Our authorized capital stock consists of 50,000,000 shares of Common Stock. Our issued and outstanding shares of Common Stock are fully paid and nonassessable. There are no redemption or sinking fund provisions applicable to the shares of our Common Stock, and such shares are not entitled to any preemptive rights.
Our Common Stock is listed on the NASDAQ Capital Market under the symbol “CLRO.”
Broadridge is the registrar and transfer agent for our common stock.
The holders of Common Stock are entitled to one vote per share on all matters voted on by the stockholders, including the election of directors. Our stockholders do not have cumulative voting rights. Except as otherwise provided by law, our Charter or our Bylaws, matters will generally be decided by a majority of the votes cast.
Board of Directors
Our Bylaws provide that the Board of Directors shall consist of not less than three (3) and not more than nine (9) persons. The exact number of directors subject to the limitations specified in the preceding sentence shall be fixed from time to time by the Board of Directors pursuant to a resolution adopted by a majority of the entire Board of Directors.
Our Charter provides that directors are elected for one year terms expiring at the next following Annual Meeting of Stockholders and may be removed with or without cause upon the approval of at least 66 2/3% of the voting power of all of the shares of the Company.
Our Charter and Bylaws provide that a vacancy on the Board of Directors resulting from death, resignation, disqualification, removal or other causes shall be filled by a majority of the directors then in office. A vacancy created by an increase in the number of authorized directors may be filled by election at an Annual or Special Meeting of Stockholders called for that purpose or by the Board of Directors.
Holders of our Common Stock are entitled to receive dividends as may be declared from time to time by our Board of Directors and paid in cash, in property, or in shares of the Company.
Rights upon Liquidation
Upon any liquidation or dissolution of the Company, holders of our common stock are entitled to share pro rata in all remaining assets legally available for distribution to stockholders.
Certain Anti-Takeover Effects
As a Delaware corporation, the Company is subject to Section 203, or the business combination statute, of the DGCL. Under the business combination statute of the DGCL, a corporation is generally restricted from engaging in a business combination (as defined in Section 203 of the DGCL) with an interested stockholder (defined generally as a person owning 15% or more of the corporation’s outstanding voting stock) for a three-year period following the time the stockholder became an interested stockholder.
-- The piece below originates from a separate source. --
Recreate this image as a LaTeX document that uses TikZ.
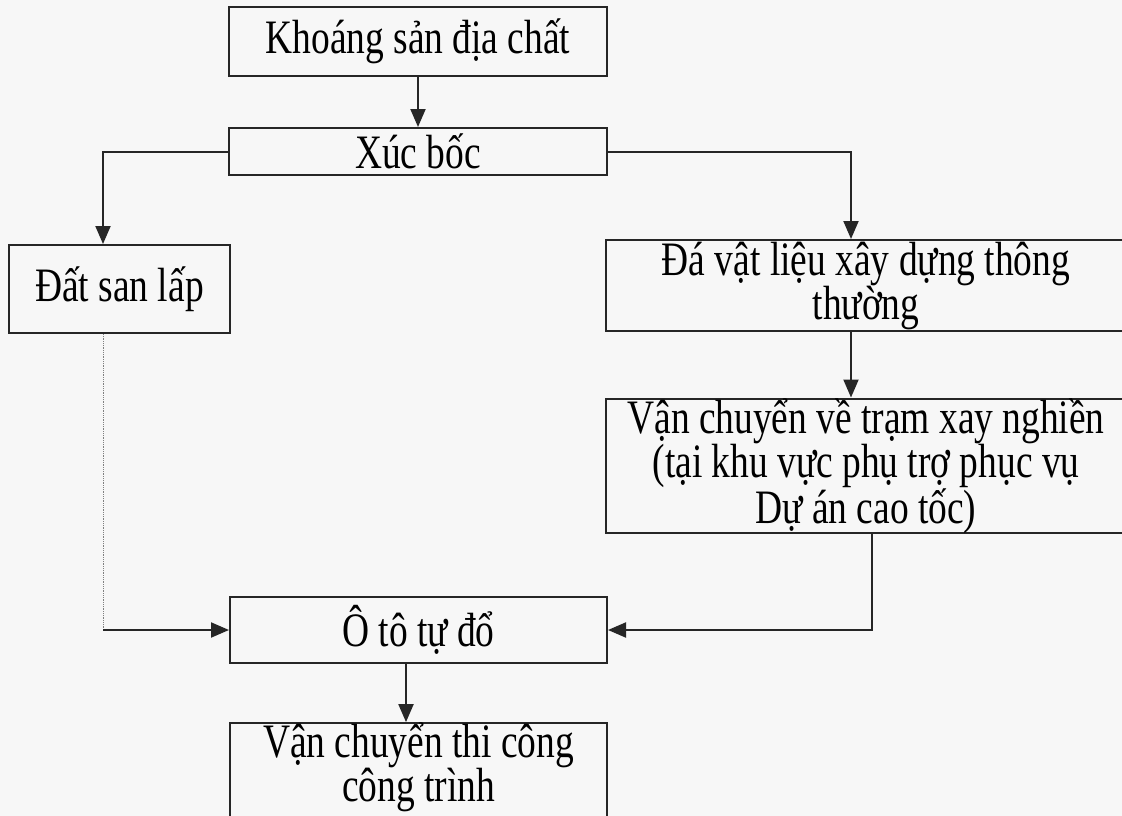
\documentclass[tikz,border=0pt]{standalone}
\usepackage{fontspec}
\setmainfont{Liberation Serif}[FakeStretch=0.78]
\usetikzlibrary{arrows.meta}
\tikzset{
    % Base Box Style
    flowbox/.style={
        rectangle,
        draw=black!85,
        line width=2pt,
        inner sep=0pt,
        align=center,
        font=\fontsize{48}{44}\selectfont
    },
    % Arrow & Line Styles
    arrow/.style={-{Triangle[length=18pt,width=15pt]}, line width=2pt, draw=black!85},
    faint/.style={line width=0.8pt, draw=gray, densely dotted}
}

\begin{document}
\begin{tikzpicture}[x=1pt, y=-1pt]

    \clip (0,0) rectangle (1122,816);
    \fill[black!3] (0,0) rectangle (1122,816);

    % --- CENTRE COLUMN ---
    \node (khoangsan) [flowbox, minimum width=378pt, minimum height=69pt] at (418,41.5) {Khoáng sản địa chất};
    \node (xucboc) [flowbox, minimum width=378pt, minimum height=47pt] at (418,151.5) {Xúc bốc};

    % --- LEFT BRANCH ---
    \node (datsanlap) [flowbox, minimum width=221pt, minimum height=88pt] at (119.5,289) {Đất san lấp};

    % --- RIGHT BRANCH ---
    \node (davatlieu) [flowbox, minimum width=520pt, minimum height=91pt] at (866,285.5) {Đá vật liệu xây dựng thông\\ thường};
    \node (vanchuyen) [flowbox, minimum width=520pt, minimum height=134pt] at (866,466) {Vận chuyển về trạm xay nghiền\\ (tại khu vực phụ trợ phục vụ\\ Dự án cao tốc)};

    % --- BOTTOM ---
    \node (ototudo) [flowbox, minimum width=377pt, minimum height=66pt] at (418.5,630) {Ô tô tự đổ};
    \node (vcthicong) [flowbox, minimum width=377pt, minimum height=96pt] at (418.5,772.5) {Vận chuyển thi công\\ công trình\rule[-20pt]{0pt}{20pt}};

    % --- Drop lines ---
    \coordinate (leftdrop) at (103,0);
    \coordinate (rightdrop) at (851,0);
    \coordinate (returnx) at (872,0);
    \coordinate (downx) at (406,0);

    % --- Arrows ---
    \draw [arrow] (khoangsan) -- (xucboc);
    \draw [arrow] (xucboc.west) -| (leftdrop |- datsanlap.north);
    \draw [arrow] (xucboc.east) -| (rightdrop |- davatlieu.north);
    \draw [arrow] (rightdrop |- davatlieu.south) -- (rightdrop |- vanchuyen.north);
    \draw [arrow] (returnx |- vanchuyen.south) |- (ototudo.east);
    \draw [faint] (leftdrop |- datsanlap.south) -- (leftdrop |- ototudo.west);
    \draw [arrow] (leftdrop |- ototudo.west) -- (ototudo.west);
    \draw [arrow] (downx |- ototudo.south) -- (downx |- vcthicong.north);

\end{tikzpicture}
\end{document}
This restriction applies unless:
prior to the time the stockholder became an interested stockholder, the board of directors of the corporation approved either the business combination or the transaction which resulted in the stockholder becoming an interested stockholder;
the interested stockholder owned at least 85% of the voting stock of the corporation upon completion of the transaction which resulted in the stockholder becoming an interested stockholder (excluding stock held by the corporation’s directors who are also officers and by the corporation’s employee stock plans, if any, that do not provide employees with the right to determine confidentially whether shares held subject to the plan will be tendered in a tender or exchange offer); or
at or subsequent to the time the stockholder became an interested stockholder, the business combination was approved by the board of directors of the corporation and authorized by the affirmative vote, at an annual or special meeting, and not by written consent, of at least 66 2/3% of the outstanding voting shares of the corporation, excluding shares held by that interested stockholder.
The provisions of the business combination statute of the DGCL do not apply to a corporation if, subject to certain requirements specified in Section 203(b) of the DGCL, the certificate of incorporation or bylaws of the corporation contain a provision expressly electing not to be governed by the provisions of the statute or the corporation does not have voting stock listed on a national securities exchange or held of record by more than 2,000 stockholders. The Company has not adopted any provision in the Charter or Bylaws electing not to be governed by the business combination statute of the DGCL. As a result, the statute is applicable to business combinations involving the Company.